Clifford Volume and Free Fermion Volume: Complementary Scalable Benchmarks for Quantum Computers
Attila Portik, Orsolya Kálmán, Thomas Monz, Zoltán Zimborás
TL;DR
This work introduces two complementary volumetric benchmarks, Clifford Volume (CLV) and Free Fermion Volume (FFV), to quantify quantum hardware capacity in a scalable, classically verifiable, and platform-agnostic way. CLV tests random Clifford unitaries via stabilizer/destabilizer Pauli measurements, while FFV tests free-fermion evolutions mapped through Jordan–Wigner, enabling orthogonality checks with Majorana operators; together they span a universal gate set and reflect practical primitives.

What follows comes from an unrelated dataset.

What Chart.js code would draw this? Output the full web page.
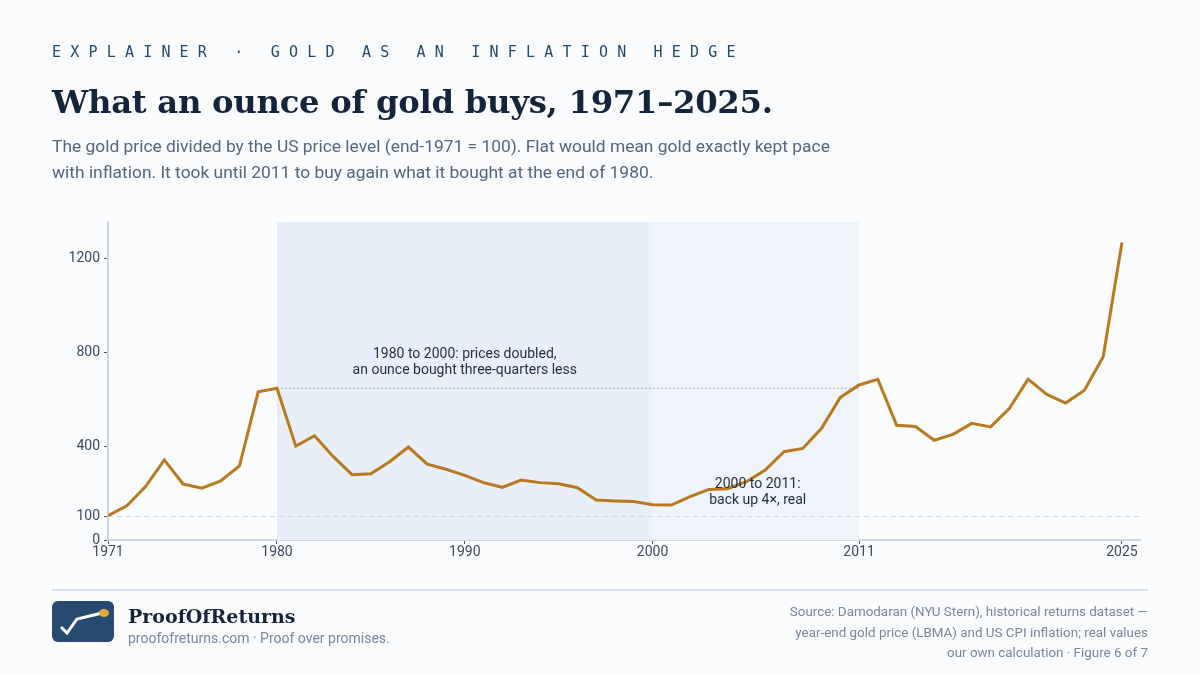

The authors provide rigorous threshold-based verification criteria, baseline realizations, and numerical studies under realistic noise, plus an experimental demonstration of CLV achieving 34 on Quantinuum’s H2-1. The framework supports fair cross-platform benchmarking and offers a pathway toward hybridized and fault-tolerance–oriented metrics as quantum devices mature.
Abstract
As quantum computing advances toward the late-NISQ and early fault-tolerant eras, scalable and platform-independent benchmarks are essential for quantifying computational capacity in a classically verifiable manner. We introduce two volumetric benchmarks, Clifford Volume and Free Fermion Volume, that assess quantum hardware by testing the execution of random Clifford and free fermion operations. These two groups of unitaries possess a combination of properties that make them ideal for benchmarking: (i) each is individually efficient to simulate classically, enabling verification at scale; (ii) together they form a universal gate set; (iii) they serve as essential algorithmic primitives in practical applications (including shadow tomography and quantum chemistry); and (iv) their definitions are formulated abstractly, without explicit reference to hardware-specific features such as qubit connectivity or native gate sets. This framework thus enables scalable and fair cross-platform comparisons and tracks meaningful computational advancement. We demonstrate the practical feasibility of these benchmarks through extensive numerical simulations across realistic noise parameters and through experimental validation on Quantinuum's H2-1 trapped-ion quantum computer, which achieves a Clifford Volume of 34.